A Night of a Thousand Horror (Movies) #157

 

Yeah, that's a big girl alright.

Butchered is not a good film. Actually, it is so bland that, whilst painful to see, I now consider The Summer of the Massacre (2011) from practical effects artist and filmmaker Joe Castro to be at least distinct. Near Death (2004) looks better now because it had moments and a personality. Butchered, well, at this point for me comes from a fondness for these low budget horror films, and for everyone who reaches this point as I have, there is a joy to these films as there is in the best of cinema, genre or not, and when that expectation for the minimum is not met, it feels unbearable. The worst thing is when a production is bland, does not feel like its creators were investing their personality, and feel pointless to have made regardless of resources.

The premise is a lot of tropes common in horror and will always be used unless human society changes drastically - a women's fraternity, two women here the sole figures representing it due to (understandable) budgetary restraints, testing two new people who want to join by having them stay in a creepy funhouse for a night. Said funhouse happens to have a monstrous giant woman inside killing people and generally haunting the location in secret rooms. The problem arises when this story is merely told as generically as possible.

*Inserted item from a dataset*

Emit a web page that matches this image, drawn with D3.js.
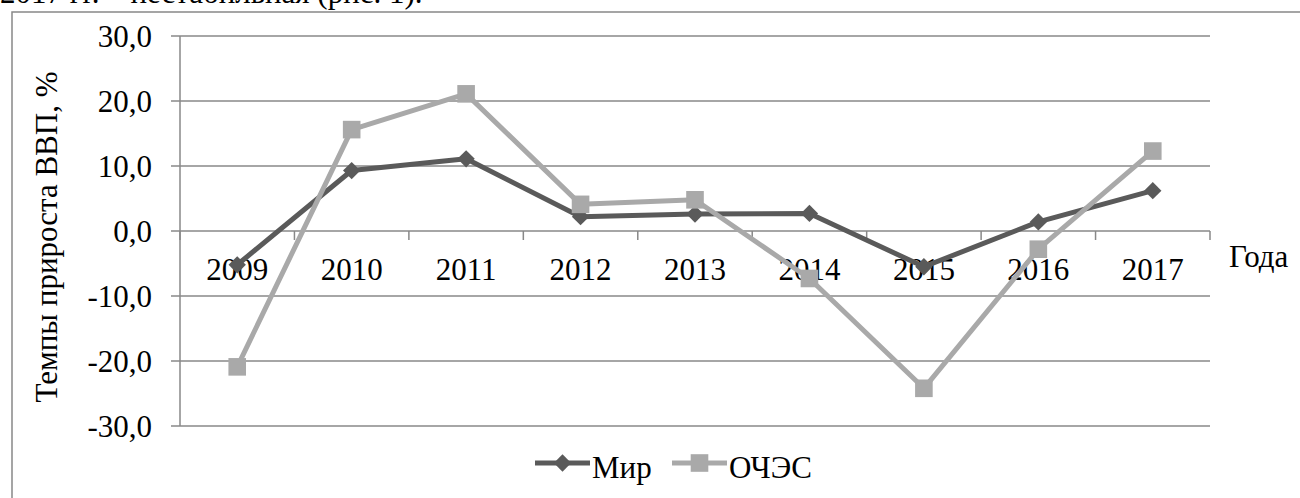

The period before the main plot starts properly is much more interesting as a result. The frat sisters' boyfriends are perverts, secretly filming them changing or in the shower with the plan to extend these secret camera to the whole campus, yet still with these two male actors with their shirts off for pure beefcake only. There is the recreation of the opening from John Carpenter's Halloween (1978), the stalking scene done through a clown mask, reinterpreted by digital manipulation of the screen so you have only two eyehole sized images on the screen. You also learn, in a challenge before the funhouse, how uncomfortable (depending on the context) it could be to have to squirt whipped cream and chocolate sauce into one's bra, even before having to do press ups afterwards. (God knows whose carpet that this transpires on it, as alongside some cherries with juice, it is left a mess afterwards).

After that, it is merely a narrative which is told blandly. I learnt to my surprise The Slumber Party Massacre (1982) is not the only film where a dead man's pizza is consumed, this time admittedly less fresh and covered in worms, but aside from this, I am amazed how colourless this film was. Castro, for all the times I have not necessarily liked his work, is nonetheless someone with personality, between his more misanthropic qualities to his elaborate special effects. Even the practical effects here are below his high standards which have surprised me at times, only found with part of a severed hand with a finger twitching. Instead there are a lot of comical rubber heads replacing the actors', which is shocking because working on Blood Feast 2 (2002) before and making a film like Near Death after, the one virtue he has had was the quality of his practical gore work.

The rest of the film when it becomes the typical slasher film, where these characters and a stray pizza man are trapped in the funhouse and picked off, is really not worth discussing. Generic characters in darkened corridors is what you get, with the adding fact that the film is only 69 minutes or so, the other seven afterwards end credits. Butchered manages to drag onwards even at such a slim length with a lack of energy. There is even an egregious sequence of exposition from the aforementioned pizza man, of a potentially interesting background of the killer being the first daughter who murdered her siblings, aside from the fact that, if they cannot even afford an elaborate gunshot sound beyond a pop let alone resources for a flashback, it is pointless dialogue to have included.

Made with Cinemassacre Productions ("Proudly corrupting the Youth of America"), any film regardless of minimum resources could have been made including ones that would be good or at least fin. Castro as a filmmaker, though I have felt he is more of a set piece creator, did however co-write The Jackhammer Massacre (2004), a scuzzy little number but managing to pull something interesting off. Here, as with many films, it is not a good sign if you are setting it in bland corridors in the dark unless that is deliberately taken to an extreme or given some flair. Sadly instead this is as bland as paste. I do not necessarily blame the script either as, with subjective taste, screenwriter Eric Spudic, who has also been an actor, had made a film like Aquanoids (2003) which, whilst trashy, was at least a film with a bit more happening within it as Jaws with giant fish men. Butchered just emphasises that, for the sake of a viewer, it is probably not a good idea to make a slasher set within one location unless you really can make it idiosyncratic, as even slasher fans would have trouble with this unless they had an undying love for the horror sub-genre in general.